Venture capital dilution refers to the reduction of existing shareholders' ownership percentage when a startup issues new shares to raise capital. This process affects equity stakes and overall ownership within the company.

How does dilution work in a funding round?

Dilution occurs when a startup issues new shares during a funding round. As the total number of outstanding shares increases, the ownership percentage of existing shareholders decreases, although the overall value of their stake may increase if the company's valuation rises.

What is pre-money and post-money valuation?

Pre-money valuation is the company's worth before new investments, while post-money valuation reflects its worth after capital has been injected. Understanding these valuations is crucial for assessing the impact of dilution on ownership percentages.

How much dilution do founders typically experience?

Founders typically see about 20% dilution during seed rounds and Series A funding, while subsequent rounds like Series B and C average around 15% and 10%, respectively. The level of dilution can change as the startup progresses through various funding stages.

What are the hidden costs associated with equity dilution?

Hidden costs include reduced control over decision-making, difficulties in securing favorable terms for future funding rounds, and challenges in attracting talent due to less appealing stock options. These factors can significantly impact a startup's operations and growth trajectory.

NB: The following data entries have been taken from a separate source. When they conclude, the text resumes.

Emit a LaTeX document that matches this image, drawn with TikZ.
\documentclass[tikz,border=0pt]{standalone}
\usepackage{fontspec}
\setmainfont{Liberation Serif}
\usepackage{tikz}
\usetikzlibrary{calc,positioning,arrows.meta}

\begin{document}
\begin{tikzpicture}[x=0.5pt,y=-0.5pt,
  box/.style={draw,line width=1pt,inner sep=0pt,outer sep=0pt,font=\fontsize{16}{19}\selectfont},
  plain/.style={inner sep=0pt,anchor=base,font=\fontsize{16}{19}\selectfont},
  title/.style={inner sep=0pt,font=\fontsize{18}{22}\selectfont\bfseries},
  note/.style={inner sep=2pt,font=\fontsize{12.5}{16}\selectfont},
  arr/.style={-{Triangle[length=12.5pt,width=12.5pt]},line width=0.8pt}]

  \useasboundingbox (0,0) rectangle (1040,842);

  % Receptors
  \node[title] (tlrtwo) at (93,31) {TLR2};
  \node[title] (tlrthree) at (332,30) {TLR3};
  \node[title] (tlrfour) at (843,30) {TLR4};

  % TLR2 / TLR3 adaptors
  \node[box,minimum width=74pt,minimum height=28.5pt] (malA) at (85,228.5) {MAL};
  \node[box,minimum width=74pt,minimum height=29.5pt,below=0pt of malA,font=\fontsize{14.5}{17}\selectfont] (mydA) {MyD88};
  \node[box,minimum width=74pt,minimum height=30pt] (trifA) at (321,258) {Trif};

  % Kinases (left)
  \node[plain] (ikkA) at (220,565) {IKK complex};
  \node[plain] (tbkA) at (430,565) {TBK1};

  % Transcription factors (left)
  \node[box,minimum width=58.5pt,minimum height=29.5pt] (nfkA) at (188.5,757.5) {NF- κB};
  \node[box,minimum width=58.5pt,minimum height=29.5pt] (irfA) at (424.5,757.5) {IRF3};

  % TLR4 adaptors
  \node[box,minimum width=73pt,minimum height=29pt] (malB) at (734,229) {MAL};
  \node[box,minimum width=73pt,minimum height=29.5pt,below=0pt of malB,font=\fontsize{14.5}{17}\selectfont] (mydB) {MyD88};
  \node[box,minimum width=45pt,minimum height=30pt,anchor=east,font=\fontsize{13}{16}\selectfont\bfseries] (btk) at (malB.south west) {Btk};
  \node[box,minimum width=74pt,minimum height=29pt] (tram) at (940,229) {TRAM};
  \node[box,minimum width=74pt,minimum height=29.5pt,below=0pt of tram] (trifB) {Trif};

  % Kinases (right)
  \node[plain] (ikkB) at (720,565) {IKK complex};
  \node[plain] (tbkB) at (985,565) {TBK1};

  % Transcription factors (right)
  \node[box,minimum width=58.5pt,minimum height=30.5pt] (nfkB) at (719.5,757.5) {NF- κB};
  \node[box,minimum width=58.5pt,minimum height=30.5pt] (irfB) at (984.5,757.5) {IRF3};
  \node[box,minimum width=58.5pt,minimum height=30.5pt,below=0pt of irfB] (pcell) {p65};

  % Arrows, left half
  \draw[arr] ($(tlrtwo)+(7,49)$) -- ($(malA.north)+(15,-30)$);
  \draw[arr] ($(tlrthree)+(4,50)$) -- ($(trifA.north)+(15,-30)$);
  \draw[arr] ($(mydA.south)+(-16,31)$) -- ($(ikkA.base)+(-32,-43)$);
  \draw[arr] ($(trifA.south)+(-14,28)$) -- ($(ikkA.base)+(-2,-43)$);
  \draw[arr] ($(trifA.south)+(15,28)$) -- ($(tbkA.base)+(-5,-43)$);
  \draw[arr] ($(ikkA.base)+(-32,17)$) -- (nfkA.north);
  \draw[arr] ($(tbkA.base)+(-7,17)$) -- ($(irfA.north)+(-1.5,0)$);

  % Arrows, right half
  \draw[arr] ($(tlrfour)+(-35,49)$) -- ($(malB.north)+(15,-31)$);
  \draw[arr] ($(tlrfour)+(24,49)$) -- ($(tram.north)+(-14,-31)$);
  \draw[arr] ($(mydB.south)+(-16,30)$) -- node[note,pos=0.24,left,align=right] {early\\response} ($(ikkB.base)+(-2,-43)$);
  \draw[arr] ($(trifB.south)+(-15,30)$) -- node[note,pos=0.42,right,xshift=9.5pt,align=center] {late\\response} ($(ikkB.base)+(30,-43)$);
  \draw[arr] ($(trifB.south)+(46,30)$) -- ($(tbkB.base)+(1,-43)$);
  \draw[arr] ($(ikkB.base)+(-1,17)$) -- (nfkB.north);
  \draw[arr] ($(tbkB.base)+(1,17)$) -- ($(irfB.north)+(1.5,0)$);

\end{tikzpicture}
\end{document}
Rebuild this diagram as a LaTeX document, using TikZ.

Can dilution affect a founder's influence in the company?

Yes, as new investors come on board, they may hold significant stakes that can shift control away from the founders. This change in ownership structure can affect founders' influence over crucial business decisions and strategies.

Why is understanding equity dilution important for founders?

Understanding equity dilution allows founders to make informed decisions when raising capital, assess potential long-term impacts on their ownership stakes, and develop strategic plans to navigate dilution while aiming for sustainable growth.